Michigan officials strip accused priest of counseling license
Lansing — A state licensing panel on Friday revoked the counseling license of a former Michigan priest accused of sexually assaulting an 11-year-old student in a church sacristy in the late 1980s.
The state suspended the Rev. Lawrence Ventline’s educationally limited counselor’s license in May, but the Michigan Board of Counseling voted Friday to revoke the license for at least three years. Ventline was also fined $5,000.
Ventline, who has denied the allegations, was restricted from public ministry within the Archdiocese of Detroit in 2016 because of the allegation, which the archdiocese said it forwarded to the Oakland County Prosecutor’s Office in 2016. Ventline had not been assigned to a full-time parish for 20 years prior to 2016, the archdiocese has said.
The Detroit News was unable Friday to reach Ventline for comment.
The allegation against Ventline was detailed in May, when Attorney General Dana Nessel announced charges against five other Catholic priests as part of her continued investigation into clergy sexual abuse in Michigan.
The statute of limitations prevented the department from prosecuting Ventline criminally, Nessel said.
Currently, there is no statute of limitations for first-degree criminal sexual conduct, but at the time the alleged assault took place, the statute of limitations for first-degree criminal sexual conduct was six years.

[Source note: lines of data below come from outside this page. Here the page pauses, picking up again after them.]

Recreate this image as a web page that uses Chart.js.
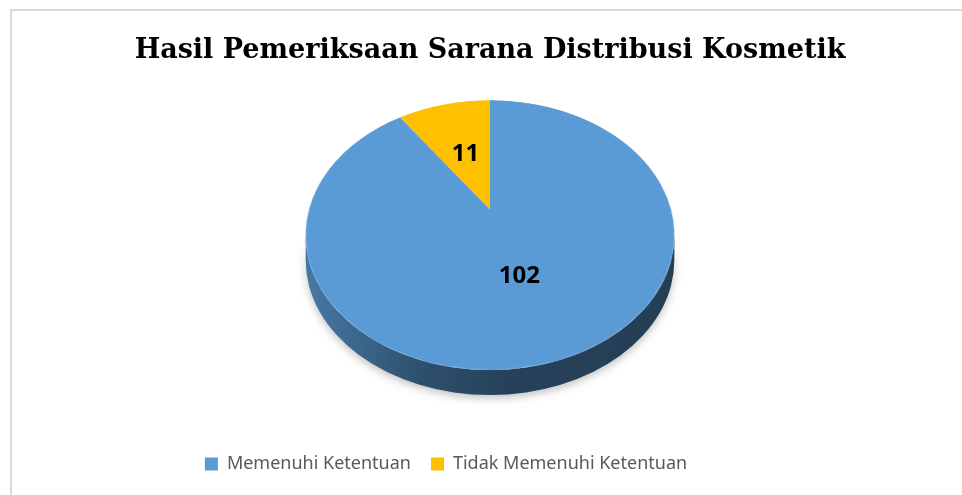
<!DOCTYPE html>
<html>
<head>
<meta charset="utf-8">
<title>Hasil Pemeriksaan Sarana Distribusi Kosmetik</title>
<script src="https://cdn.jsdelivr.net/npm/chart.js@4.4.1/dist/chart.umd.min.js"></script>
<style>
	html, body { margin: 0; padding: 0; background: #fff; overflow: hidden; }
	#frame { position: absolute; left: 10px; top: 9px; width: 1000px; height: 1000px; border: 2px solid #d9d9d9; box-sizing: border-box; }
	#chart { position: absolute; left: 0; top: 0; }
</style>
</head>
<body>
<div id="frame"></div>
<canvas id="chart" width="962" height="495"></canvas>
<script>
"use strict";

// chart data
var categories = ["Memenuhi Ketentuan", "Tidak Memenuhi Ketentuan"];
var counts = [102, 11];
var sliceColors = ["#5b9bd5", "#ffc000"];
var chartTitle = "Hasil Pemeriksaan Sarana Distribusi Kosmetik";

// fake 3d: the flat pie Chart.js draws is re-drawn with a perspective tilt
// a, b = half width / height of the disc, t = perspective strength
var tilt = {
	a: 181, b: 130, t: 0.19, depth: 25,
	shiftX: 44, shiftY: -47,
	labelAt: 0.49
};

function target(chart) {
	var area = chart.chartArea;
	return { x: (area.left + area.right) / 2 + tilt.shiftX, y: (area.top + area.bottom) / 2 + tilt.shiftY };
}

// disc coords (u, v in -1..1, v towards the viewer) -> screen
function project(c, u, v) {
	var w = 1 - tilt.t * v;
	return { x: c.x + tilt.a * u / w, y: c.y + tilt.b * v / w };
}

function shade(hex, f) {
	var n = parseInt(hex.slice(1), 16);
	var r = Math.round(((n >> 16) & 255) * f);
	var g = Math.round(((n >> 8) & 255) * f);
	var b = Math.round((n & 255) * f);
	return "rgb(" + r + "," + g + "," + b + ")";
}

var pie3d = {
	id: "pie3d",
	afterDatasetsDraw: function(chart) {
		var ctx = chart.ctx;
		var meta = chart.getDatasetMeta(0);
		var arc0 = meta.data[0];
		var R = arc0.outerRadius;
		var c = target(chart);
		var t = tilt.t;
		var TWO_PI = Math.PI * 2;

		// grab the flat pie and wipe it
		var sx0 = Math.floor(arc0.x - R - 2);
		var sy0 = Math.floor(arc0.y - R - 2);
		var size = Math.ceil(2 * R + 4);
		var off = document.createElement("canvas");
		off.width = size;
		off.height = size;
		off.getContext("2d").drawImage(chart.canvas, sx0, sy0, size, size, 0, 0, size, size);
		ctx.clearRect(sx0, sy0, size, size);

		// outline of the tilted disc is an ellipse
		var ell = {
			x: c.x,
			y: c.y + tilt.b * t / (1 - t * t),
			rx: tilt.a / Math.sqrt(1 - t * t),
			ry: tilt.b / (1 - t * t)
		};
		function param(phi) {
			var p = project(c, Math.cos(phi), Math.sin(phi));
			return Math.atan2((p.y - ell.y) / ell.ry, (p.x - ell.x) / ell.rx);
		}

		// front wall
		ctx.save();
		ctx.shadowColor = "rgba(0,0,0,0.25)";
		ctx.shadowBlur = 8;
		ctx.shadowOffsetY = 3;
		meta.data.forEach(function(arc, i) {
			var col = sliceColors[i];
			var grad = ctx.createLinearGradient(ell.x - ell.rx, 0, ell.x + ell.rx, 0);
			grad.addColorStop(0, shade(col, 0.78));
			grad.addColorStop(0.3, shade(col, 0.52));
			grad.addColorStop(0.55, shade(col, 0.42));
			grad.addColorStop(1, shade(col, 0.4));
			ctx.fillStyle = grad;
			var s = param(arc.startAngle);
			var e = param(arc.endAngle);
			if (arc.endAngle - arc.startAngle >= TWO_PI - 1e-6) {
				e = s + TWO_PI;
			} else {
				while (e <= s) e += TWO_PI;
			}
			for (var k = -1; k <= 2; k++) {
				var lo = Math.max(s, TWO_PI * k);
				var hi = Math.min(e, Math.PI + TWO_PI * k);
				if (hi <= lo) continue;
				lo -= TWO_PI * k;
				hi -= TWO_PI * k;
				ctx.beginPath();
				ctx.ellipse(ell.x, ell.y, ell.rx, ell.ry, 0, lo, hi, false);
				ctx.ellipse(ell.x, ell.y + tilt.depth, ell.rx, ell.ry, 0, hi, lo, true);
				ctx.closePath();
				ctx.fill();
			}
		});
		ctx.restore();

		// top face, row by row
		var cyOff = arc0.y - sy0;
		var cxOff = arc0.x - sx0;
		var yTop = Math.floor(c.y - tilt.b / (1 + t)) - 1;
		var yBot = Math.ceil(c.y + tilt.b / (1 - t)) + 1;
		for (var y = yTop; y <= yBot; y++) {
			var d0 = y - c.y, d1 = y + 1 - c.y;
			var v0 = d0 / (tilt.b + t * d0);
			var v1 = d1 / (tilt.b + t * d1);
			var scale = tilt.a / (1 - t * (v0 + v1) / 2) / R;
			var srcY = Math.max(0, cyOff + v0 * R);
			var srcB = Math.min(size, cyOff + v1 * R);
			if (srcB <= srcY) continue;
			ctx.drawImage(off, 0, srcY, size, srcB - srcY, c.x - cxOff * scale, y, size * scale, 1);
		}

		// value labels
		ctx.save();
		ctx.font = "bold 24px 'Noto Sans', sans-serif";
		ctx.fillStyle = "#000";
		ctx.textAlign = "center";
		ctx.textBaseline = "middle";
		meta.data.forEach(function(arc, i) {
			var mid = (arc.startAngle + arc.endAngle) / 2;
			var p = project(c, Math.cos(mid) * tilt.labelAt, Math.sin(mid) * tilt.labelAt);
			ctx.fillText(String(counts[i]), p.x, p.y);
		});
		ctx.restore();
	},
	afterDraw: function(chart) {
		// title sits over the pie, not over the legend, so it is drawn here
		var ctx = chart.ctx;
		var c = target(chart);
		ctx.save();
		ctx.font = "bold 27px 'DejaVu Serif', serif";
		ctx.fillStyle = "#000";
		ctx.textAlign = "center";
		ctx.textBaseline = "alphabetic";
		ctx.fillText(chartTitle, c.x, 58);
		ctx.restore();
	}
};

var ctx = document.getElementById("chart");
var chart = new Chart(ctx, {
	type: "pie",
	data: {
		labels: categories,
		datasets: [{
			data: counts,
			backgroundColor: sliceColors,
			borderWidth: 0
		}]
	},
	options: {
		responsive: false,
		animation: false,
		events: [],
		layout: { padding: { top: 78, bottom: 12, left: 0, right: 70 } },
		plugins: {
			title: { display: false },
			legend: {
				display: true,
				position: "bottom",
				labels: {
					color: "#595959",
					font: { family: "'Noto Sans', sans-serif", size: 18 },
					boxWidth: 13,
					boxHeight: 13,
					padding: 20
				}
			},
			tooltip: { enabled: false }
		}
	},
	plugins: [pie3d]
});
</script>
</body>
</html>
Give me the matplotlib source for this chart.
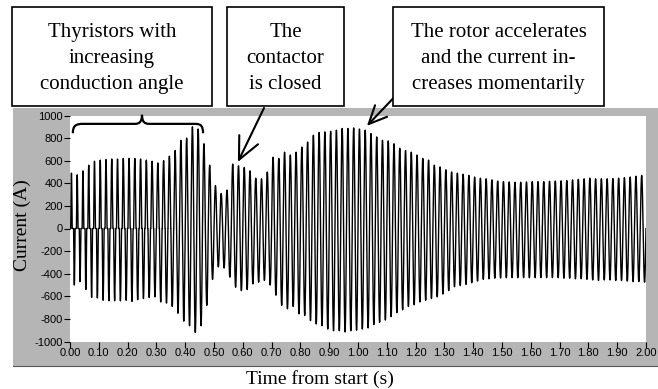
import numpy as np
import matplotlib
matplotlib.use('Agg')
import matplotlib.pyplot as plt
from matplotlib.patches import Rectangle, PathPatch
from matplotlib.path import Path

plt.rcParams['axes.unicode_minus'] = False

# peak current of each 50 Hz cycle (A), positive and negative half
pos_peak = [
    490, 475, 510, 560, 595, 605, 610, 615, 615, 620,
    620, 620, 615, 605, 595, 580, 600, 640, 690, 780,
    800, 900, 880, 750, 560, 380, 310, 340, 570, 555,
    540, 510, 445, 440, 500, 630, 620, 675, 650, 675,
    720, 765, 825, 850, 855, 860, 870, 885, 885, 890,
    880, 870, 840, 810, 780, 775, 750, 710, 690, 675,
    650, 620, 605, 560, 545, 520, 500, 490, 480, 470,
    455, 445, 440, 430, 420, 415, 412, 410, 410, 412,
    415, 415, 415, 418, 420, 422, 425, 430, 435, 440,
    445, 440, 440, 440, 442, 445, 450, 455, 462, 470,
]
neg_peak = [
    -500, -470, -540, -610, -615, -635, -640, -640, -640, -635,
    -645, -630, -620, -610, -605, -650, -660, -690, -750, -820,
    -860, -920, -860, -680, -450, -340, -350, -430, -520, -550,
    -540, -490, -475, -460, -500, -590, -680, -710, -690, -755,
    -770, -815, -845, -860, -890, -905, -905, -915, -905, -900,
    -890, -880, -850, -830, -810, -780, -745, -720, -690, -675,
    -650, -635, -620, -605, -580, -550, -515, -505, -495, -480,
    -465, -450, -445, -440, -438, -436, -435, -435, -435, -435,
    -435, -435, -435, -435, -435, -440, -440, -445, -445, -450,
    -455, -460, -455, -455, -460, -460, -465, -470, -470, -475,
]
# fraction of each half cycle the thyristors conduct (soft start)
conduction = [0.50, 0.52, 0.55, 0.58, 0.60, 0.63, 0.66, 0.68, 0.70, 0.72,
              0.75, 0.78, 0.80, 0.82, 0.85, 0.88, 0.90, 0.92, 0.94, 0.96,
              0.98, 1.00]

x_ticks = [round(0.1 * i, 2) for i in range(21)]
y_ticks = list(range(-1000, 1001, 200))

half = 0.01
n_pts = 40
t_all, i_all = [], []
for k in range(len(pos_peak)):
    c = conduction[k] if k < len(conduction) else 1.0
    for peak, t0 in ((pos_peak[k], 0.02 * k), (neg_peak[k], 0.02 * k + half)):
        tau = np.linspace(0, half, n_pts, endpoint=False)
        s = half * (1 - c) / 2
        w = np.clip((tau - s) / (c * half), 0, 1)
        t_all.append(t0 + tau)
        i_all.append(peak * np.sin(np.pi * w))
t_all = np.concatenate(t_all + [[0.02 * len(pos_peak)]])
i_all = np.concatenate(i_all + [[0.0]])

W, H = 658, 389
fig = plt.figure(figsize=(W / 100, H / 100), dpi=100)


def fx(x):
    return x / W


def fy(y):
    return 1 - y / H


# grey panel behind the graph
fig.add_artist(Rectangle((fx(13), fy(366)), fx(645), (366 - 108) / H,
                         transform=fig.transFigure, fc='#b5b5b5', ec='none',
                         zorder=0))
fig.add_artist(plt.Line2D([fx(13), 1], [fy(366), fy(366)],
                          transform=fig.transFigure, color='#555555', lw=0.8))

ax = fig.add_axes([fx(70), fy(341.5), 576 / W, 226 / H])
ax.set_facecolor('white')
ax.plot(t_all, i_all, color='black', lw=1.0)
ax.set_xlim(0, 2.0)
ax.set_ylim(-1000, 1000)
ax.set_xticks(x_ticks)
ax.set_xticklabels(['%.2f' % v for v in x_ticks])
ax.set_yticks(y_ticks)
ax.set_yticklabels(['%d' % v for v in y_ticks])
for sp in ax.spines.values():
    sp.set_visible(False)
ax.tick_params(direction='out', length=4, width=0.8, pad=1,
               labelsize=8, labelfontfamily='Liberation Sans')

serif = 'Liberation Serif'
fig.text(fx(320), fy(379), 'Time from start (s)', family=serif, fontsize=14,
         ha='center', va='center')
fig.text(fx(22), fy(225), 'Current (A)', family=serif, fontsize=14,
         rotation=90, ha='center', va='center')

# annotation boxes
boxes = [
    ((12, 7, 212, 106), 'Thyristors with\nincreasing\nconduction angle'),
    ((227, 7, 344, 106), 'The\ncontactor\nis closed'),
    ((393, 7, 604, 106), 'The rotor accelerates\nand the current in-\ncreases momentarily'),
]
for (x0, y0, x1, y1), txt in boxes:
    fig.add_artist(Rectangle((fx(x0), fy(y1)), (x1 - x0) / W, (y1 - y0) / H,
                             transform=fig.transFigure, fc='white',
                             ec='black', lw=1.2, zorder=3))
    fig.text(fx((x0 + x1) / 2), fy((y0 + y1) / 2 + 2), txt, family=serif,
             fontsize=15, ha='center', va='center', linespacing=1.5,
             zorder=4)

# brace over the soft-start interval
verts = [(0.010, 843), (0.010, 905), (0.018, 926), (0.045, 926),
         (0.225, 926),
         (0.243, 926), (0.250, 950), (0.250, 1006),
         (0.250, 950), (0.257, 926), (0.275, 926),
         (0.435, 926),
         (0.455, 926), (0.462, 905), (0.462, 843)]
codes = [Path.MOVETO, Path.CURVE4, Path.CURVE4, Path.CURVE4,
         Path.LINETO,
         Path.CURVE4, Path.CURVE4, Path.CURVE4,
         Path.CURVE4, Path.CURVE4, Path.CURVE4,
         Path.LINETO,
         Path.CURVE4, Path.CURVE4, Path.CURVE4]
ax.add_patch(PathPatch(Path(verts, codes), fc='none', ec='black', lw=1.6,
                       clip_on=False, zorder=5))

# arrows pointing at the waveform
ax.annotate('', xy=(0.583, 589), xycoords='data',
            xytext=(264, H - 108), textcoords='figure pixels',
            arrowprops=dict(arrowstyle='->,head_length=1.6,head_width=0.75',
                            lw=1.5, color='black', shrinkA=0, shrinkB=0),
            annotation_clip=False, zorder=6)
ax.annotate('', xy=(1.031, 908), xycoords='data',
            xytext=(403, H - 88), textcoords='figure pixels',
            arrowprops=dict(arrowstyle='->,head_length=1.3,head_width=0.6',
                            lw=1.5, color='black', shrinkA=0, shrinkB=0),
            annotation_clip=False, zorder=6)

fig.savefig('out.png', dpi=100, facecolor='white')
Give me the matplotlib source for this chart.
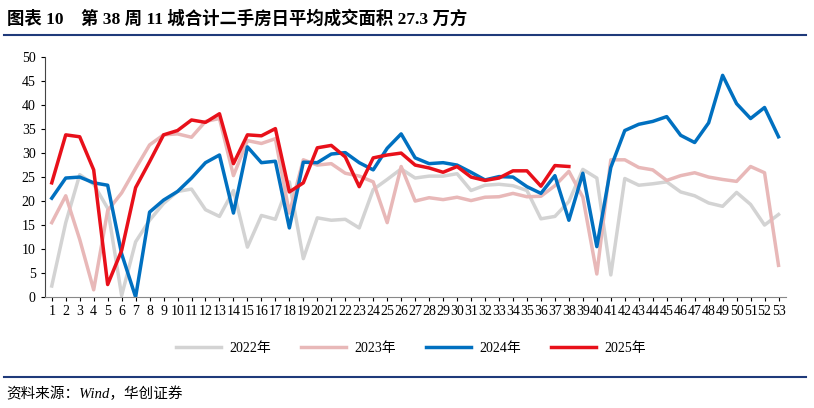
import matplotlib
matplotlib.use("Agg")
import matplotlib.pyplot as plt

weeks = list(range(1, 54))
y2022 = [2.3,15.5,25.5,23.5,18.5,0.3,11.5,16,19.5,22,22.5,18.2,16.8,22.2,10.4,17,16.2,24,8,16.5,16,16.2,14.4,22.4,24.5,26.7,24.8,25.2,25.2,25.7,22.2,23.3,23.5,23.2,22.2,16.3,16.8,19.9,26.6,24.8,4.6,24.7,23.3,23.6,24,21.9,21.1,19.6,18.9,21.8,19.3,15,17.2]
y2023 = [15.5,21.1,12,1.5,18,21.7,26.8,31.7,33.8,34,33.3,36.6,37.2,25.3,32.6,32,33,17.5,28.6,27.5,27.8,25.8,25.2,24,15.5,27.2,20,20.7,20.3,20.8,20.1,20.8,20.9,21.6,20.9,21,23.2,26.2,20.8,4.8,28.6,28.6,27,26.5,24.3,25.3,25.9,25,24.5,24.1,27.2,25.9,6.6]
y2024 = [20.6,24.8,25,23.8,23.3,9,0,17.7,20.2,22,24.8,28,29.6,17.5,31.3,28,28.3,14.4,28.1,28,29.8,30.1,28,26.5,31,34,29,27.8,28,27.5,26,24.4,25.1,25,23,21.6,25.3,16,25.8,10.5,27,34.7,36,36.6,37.6,33.7,32.2,36.3,46.2,40.3,37.2,39.5,33.4]
y2025 = [23.8,33.8,33.4,26.5,2.6,9.7,22.8,28.2,33.8,34.7,36.9,36.4,38.2,27.8,33.8,33.6,35.1,21.9,23.8,31.1,31.6,29.2,23,29,29.6,30,27.5,26.9,26,27.2,25,24.3,24.8,26.3,26.3,23.1,27.4,27.2]
yticks = list(range(0, 51, 5))
title = "图表 10    第 38 周 11 城合计二手房日平均成交面积 27.3 万方"
source = "资料来源：Wind，华创证券"

plt.rcParams["font.family"] = ["Liberation Serif", "Noto Sans CJK SC"]
fig = plt.figure(figsize=(8.14, 4.08), dpi=100)
ax = fig.add_axes([0.055, 0.272, 0.91, 0.588])
ax.plot(weeks, y2022, color="#d3d3d3", lw=2.5, label="2022年")
ax.plot(weeks, y2023, color="#e8b8b8", lw=2.5, label="2023年")
ax.plot(weeks, y2024, color="#0070c0", lw=2.5, label="2024年")
ax.plot(weeks[:len(y2025)], y2025, color="#e8101a", lw=2.5, label="2025年")
ax.set_xlim(0.5, 53.5)
ax.set_ylim(0, 50)
ax.set_yticks(yticks)
ax.set_xticks(weeks)
ax.set_xticklabels([str(w) for w in weeks], fontsize=10)
ax.tick_params(axis="x", length=3, direction="out", pad=3)
ax.tick_params(axis="y", length=3, direction="out", labelsize=10)
for s in ["top", "right"]:
    ax.spines[s].set_visible(False)
ax.spines["bottom"].set_color("#888888")
ax.spines["left"].set_color("#444444")
fig.legend(loc="center", bbox_to_anchor=(0.505, 0.145), ncol=4, frameon=False,
           handlelength=3.2, columnspacing=2.2, handletextpad=0.6,
           prop={"family": ["Liberation Serif", "Noto Sans CJK SC"], "size": 10})
fig.text(0.008, 0.955, title, fontsize=12.5, fontweight="bold", va="center",
         family=["Liberation Serif", "Noto Sans CJK SC"])
fig.add_artist(plt.Line2D([0.005, 0.99], [0.915, 0.915], color="#1f3a7a", lw=1.5))
fig.add_artist(plt.Line2D([0.005, 0.99], [0.075, 0.075], color="#1f3a7a", lw=1.5))
fig.text(0.008, 0.035, source, fontsize=10.5, style="italic", va="center")
fig.savefig("out.png", dpi=100)
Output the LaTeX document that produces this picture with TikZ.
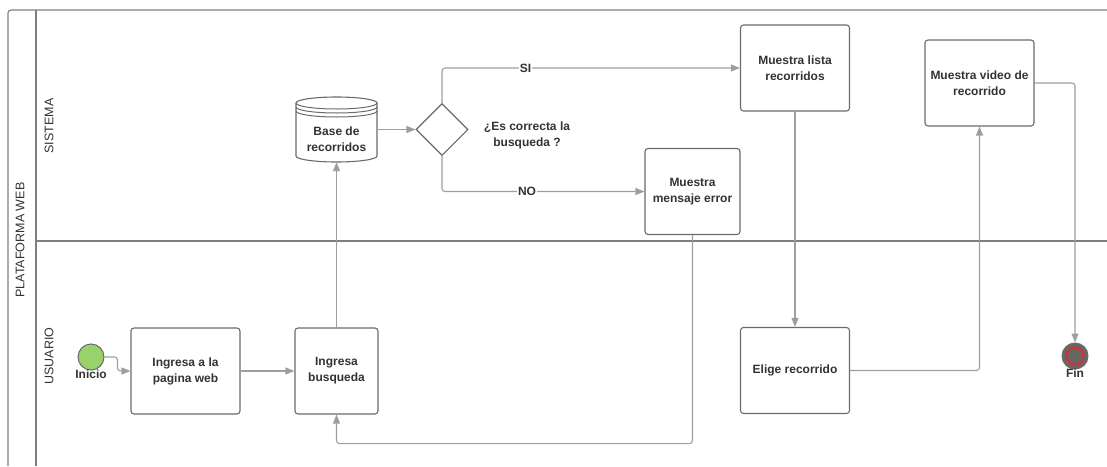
\documentclass[tikz,border=0pt]{standalone}
\usepackage{fontspec}
\setmainfont{Liberation Sans}
\usetikzlibrary{arrows.meta,shapes.geometric}
\definecolor{lineagray}{HTML}{7F7F7F}
\definecolor{cajagray}{HTML}{6B6B6B}
\definecolor{flechagray}{HTML}{9E9E9E}
\definecolor{textogray}{HTML}{333333}
\definecolor{verdeinicio}{HTML}{99D26B}
\definecolor{grisfin}{HTML}{666666}
\definecolor{rojofin}{HTML}{D0323A}
\begin{document}
\begin{tikzpicture}[
            x=1pt, y=-1pt,
            every node/.style={text=textogray, font=\bfseries\fontsize{12}{16}\selectfont},
            pool/.style={draw=lineagray, line width=1.1pt},
            lane/.style={font=\fontsize{12.5}{15}\selectfont, rotate=90},
            tarea/.style={draw=cajagray, line width=1.1pt, fill=white, rounded corners=3pt,
                align=center, minimum width=109pt, minimum height=86pt},
            decision/.style={draw=cajagray, line width=1.1pt, fill=white, diamond,
                minimum size=52pt, inner sep=0pt},
            flow/.style={draw=flechagray, line width=1.1pt, rounded corners=3pt,
                -{Triangle[length=9pt,width=7pt]}},
            rama/.style={fill=white, inner sep=1pt}
        ]
            \useasboundingbox (0,0) rectangle (1107,466);
            \draw[pool, rounded corners=3pt] (1107,10) -- (8,10) -- (8,466);
            \draw[pool] (36,10) -- (36,466);
            \draw[pool] (36,241) -- (1107,241);
            \node[lane] (pool) at (20,240) {PLATAFORMA WEB};
            \node[lane] (sistema) at (49,126) {SISTEMA};
            \node[lane] (usuario) at (49,356) {USUARIO};

            \draw[draw=cajagray, line width=1.1pt, fill=white]
                (296,103) -- (296,156) arc[start angle=180, end angle=0, x radius=40.5, y radius=6]
                -- (377,103) arc[start angle=0, end angle=-180, x radius=40.5, y radius=6] -- cycle;
            \draw[draw=cajagray, line width=1pt]
                (296,103) arc[start angle=180, end angle=0, x radius=40.5, y radius=6]
                (296,107) arc[start angle=180, end angle=0, x radius=40.5, y radius=6]
                (296,111) arc[start angle=180, end angle=0, x radius=40.5, y radius=6];

            \node[circle, draw=cajagray, line width=1pt, fill=verdeinicio, minimum size=26pt,
                label={[label distance=-4pt]below:Inicio}] (inicio) at (91,357) {};
            \node[tarea] (web) at (185.5,371) {Ingresa a la\\pagina web};
            \node[tarea, minimum width=83pt] (busq) at (336.5,371) {Ingresa\\busqueda};
            \node[align=center, minimum width=81pt, minimum height=46pt] (db) at (336.5,139) {Base de\\recorridos};
            \node[decision] (dia) at (442,129.5) {};
            \node[align=center] (pregunta) at (527,135) {¿Es correcta la\\busqueda ?};
            \node[tarea] (lista) at (795,68) {Muestra lista\\recorridos};
            \node[tarea, minimum width=95pt] (error) at (692.5,191.5) {Muestra\\mensaje error};
            \node[tarea] (elige) at (795,370.5) {Elige recorrido};
            \node[tarea] (video) at (979.5,83) {Muestra video de\\recorrido};
            \node[circle, draw=cajagray, line width=1pt, fill=grisfin, minimum size=26pt,
                label={[label distance=-4pt]below:Fin}] (fin) at (1075,356) {};
            \draw[draw=rojofin, line width=2.2pt] (fin) circle[radius=8.5];

            \draw[flow] (inicio.east) -- ++(13,0) |- (web.west);
            \draw[flow] (web.east) -- (busq.west);
            \draw[flow] (busq.north) -- (db.south);
            \draw[flow] (db.east |- dia.west) -- (dia.west);
            \draw[flow] (dia.north) |- node[rama, pos=0.64] {SI} (lista.west);
            \draw[flow] (dia.south) |- node[rama, pos=0.71] {NO} (error.west);
            \draw[flow] (error.south) |- ([yshift=-29pt]busq.south) -- (busq.south);
            \draw[flow] (lista.south) -- (elige.north);
            \draw[flow] (elige.east) -| (video.south);
            \draw[flow] (video.east) -| (fin.north);
        \end{tikzpicture}
\end{document}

Other priests being prosecuted by Nessel on decades-old allegations left the state after the alleged incident, which stopped the six-year clock for prosecution under a legal concept called tolling.
The board’s action Friday “ensures that he cannot use his counseling license to lure in and abuse vulnerable patients, including young children,” Nessel said in a statement. “We are grateful for our continued partnership with LARA to help ensure the safety and welfare of our residents.”
The administrative complaint against Ventline accuses him of raping an 11-year-old boy who was a student at a Catholic school associated with Ventline’s parish in the 1989-1990 school year.
Ventline maintained an active educationally limited professional counseling license from 1999 to its suspension in May. As recently as September 2018, Ventline presented himself as a board certified professional counselor in a newspaper, without clarifying the limitations on his license, according to the complaint.
Because Ventline failed to respond to the administrative complaint, the board must consider the allegations “undisputed and true,” according to a statement from the Department of Licensing and Regulatory Affairs.
“LARA remains focused on holding our health professionals accountable and we’re pleased that the board decided to revoke the counselor’s license,” LARA Director Orlene Hawks said in a Friday statement.